State Lawmaker Reimbursement System Under Scrutiny, But No Clear Path For Change
On today’s program: The process for reimbursing state lawmakers for per diem spending has come under scrutiny, but those same lawmakers have done little to increase oversight; a bill will be heard this week in the House Transportation Committee seeks to allow undocumented residents to apply for drivers licenses in the commonwealth; and how the Carnegie Museum of Natural History is trying to engage with visitors and community members regarding a controversial diorama that’s been on exhibit for over 100 years.
State lawmakers get per diems with little oversight, but concerns have raised since a lawmaker got caught double dipping
(0:00 - 8:05)
State legislators can request per diems, in addition to their $90,000 annual salaries, but a joint investigation between The Caucus and Spotlight PA found these reimbursements have little oversight.
Former Delaware County Rep. Margo Davidson was charged with stealing from the state by filing fraudulent overnight per diem requests while accepting a campaign reimbursement for lodging elsewhere the same night.
“The legislature does not require its members to submit any receipts, any proof whatsoever that they are in fact staying in Harrisburg overnight when they say they are,” says Mike Wereschagin, an investigative reporter with The Caucus. “The people who write the rules benefit from it. There’s not a whole lot of appetite to change it.”
Wereschagin says there are some lawmakers who don’t take any per diems, but others have collected thousands of dollars from this provision. Representative Chris Sainato, for example, collected over $120,000 in reimbursements during the four years investigated.
“We found that over those four years, we’re [spending] over $200 million … on legislators outside of just showing up to work and getting paid for that,” says Wereschagin.
Some lawmakers are considering an overhaul. Rep. Seth Grove (R-York County) is leading a series of committee hearings to see if there are places to change these rules, others have called for a system where legislators provide receipts for reimbursement.
Bill allowing undocumented immigrants to apply for driver's licenses will get a hearing this week
(8:09 - 14:56)
A state bill that would let undocumented residents apply for driver’s licenses will be heard before the House Transportation Committee this Wednesday.
The bill, HB 279, has 43 cosponsors, including two Republicans. Sixteen states have already passed similar legislation.
Billy Reeves is a community policy organizer with Casa San Jose, a Pittsburgh non-profit that supports this bill. He says undocumented immigrants' inability to get driver's licenses "limits their mobility around society."
"Simple errands like going to the grocery store, going to your job: these life processes are limited because they don't have access to a car," he says.
This is the fourth time such a bill has been introduced in the commonwealth. The earliest iteration was proposed in 2011, followed by attempts to move it forward in 2017 and 2020.
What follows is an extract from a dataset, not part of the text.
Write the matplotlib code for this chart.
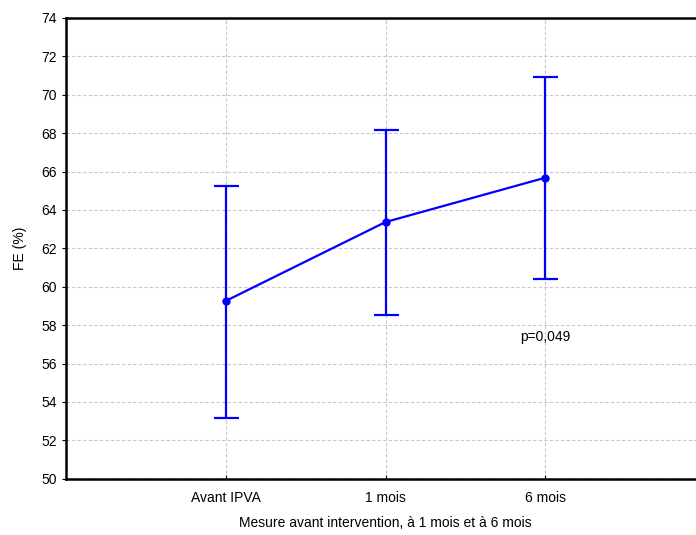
# FE (%) avant intervention, a 1 mois et a 6 mois
import numpy as np
import matplotlib.pyplot as plt

plt.rcParams['font.family'] = ['Liberation Sans', 'DejaVu Sans']

# donnees
labels = ["Avant IPVA", "1 mois", "6 mois"]
moyennes = [59.26, 63.37, 65.68]
bas = [53.16, 58.51, 60.42]
haut = [65.24, 68.16, 70.92]

x = np.arange(1, len(labels) + 1)
err = [np.array(moyennes) - np.array(bas), np.array(haut) - np.array(moyennes)]

fig = plt.figure(figsize=(6.96, 5.35), dpi=100)
ax = fig.add_axes([66 / 696, 1 - 478.7 / 535, (705 - 66) / 696, (478.7 - 18) / 535])

ax.errorbar(x, moyennes, yerr=err, color='#0000ff', lw=1.6, marker='o', ms=5,
            capsize=9, capthick=1.6, elinewidth=1.6, zorder=3)

ax.set_xlim(0, 4)
ax.set_ylim(50, 74)
ax.set_yticks(np.arange(50, 75, 2))
ax.set_xticks(x)
ax.set_xticklabels(labels)
ax.grid(True, color='#c8c8c8', ls=(0, (3, 2)), lw=0.8)
ax.set_axisbelow(True)

for s in ['left', 'bottom', 'top']:
    ax.spines[s].set_linewidth(1.8)
ax.spines['right'].set_visible(False)
ax.tick_params(axis='y', direction='out', length=3, labelsize=10)
ax.tick_params(axis='x', direction='in', length=3, labelsize=10, pad=9)

ax.set_ylabel("FE (%)", fontsize=10, labelpad=10)
ax.set_xlabel("Mesure avant intervention, à 1 mois et à 6 mois", fontsize=10, labelpad=8)

ax.text(3, 57.4, "p=0,049", ha='center', va='center', fontsize=10)

fig.savefig("out.png", dpi=100)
"We've had multiple lobby days at Harrisburg where some Republican legislators have met with us and been receptive to our arguments.” says Reeves. Wednesday’s hearing will be the first time the bill has been heard in a committee.
According to Reeves, states with similar laws have seen traffic safety improve. A study by Stanford researchers found that California's version of the law decreased the number of hit-and-run accidents by 4,000 (nearly 10% of the state’s total hit-and-run accidents) within the first year of implementation.
"People who are unlicensed are about 10 times more likely to flee the scene of an accident just because of the fact that they're unlicensed," Reeves says. "It would be understandable that hit-and-run accidents would go down in this state as well."
Carnegie Museum updates exhibits to emphasize cultural awareness
(15:01 - 22:30)
The Carnegie Museum of Natural History is incorporating more cultural sensitivity into its exhibits.
This comes after a 100-year-old diorama, “Lion Attacking a Dromedary,” was removed then returned to the museum floor last month. The diorama has been criticized for reinforcing cultural stereotypes and colonialist views, and researchers have discovered human remains within the diorama. The creators, the Verreaux brothers, are known to have used remains robbed from the graves of indiginous people for their work.
The diorama is now presented with signs clarifying and adding context to certain aspects of the exhibit, and also asking for feedback from visitors.
“We have a wonderful museum with a lot of halls that are beloved by people throughout Pittsburgh,” says Sarah Crawford, director of exhibitions at the museum. “Some of the halls are a little bit outdated, and so we're beginning to have conversations with visitors about what they're seeing.”
Crawford says the museum is making an effort to ensure people are engaging with these changes.
“Museums do a lot of visitor engagement and audience research,” she says. “Those are things we'll be doing in the coming years: actively speaking to visitors, actively speaking to the wider Pittsburgh public.”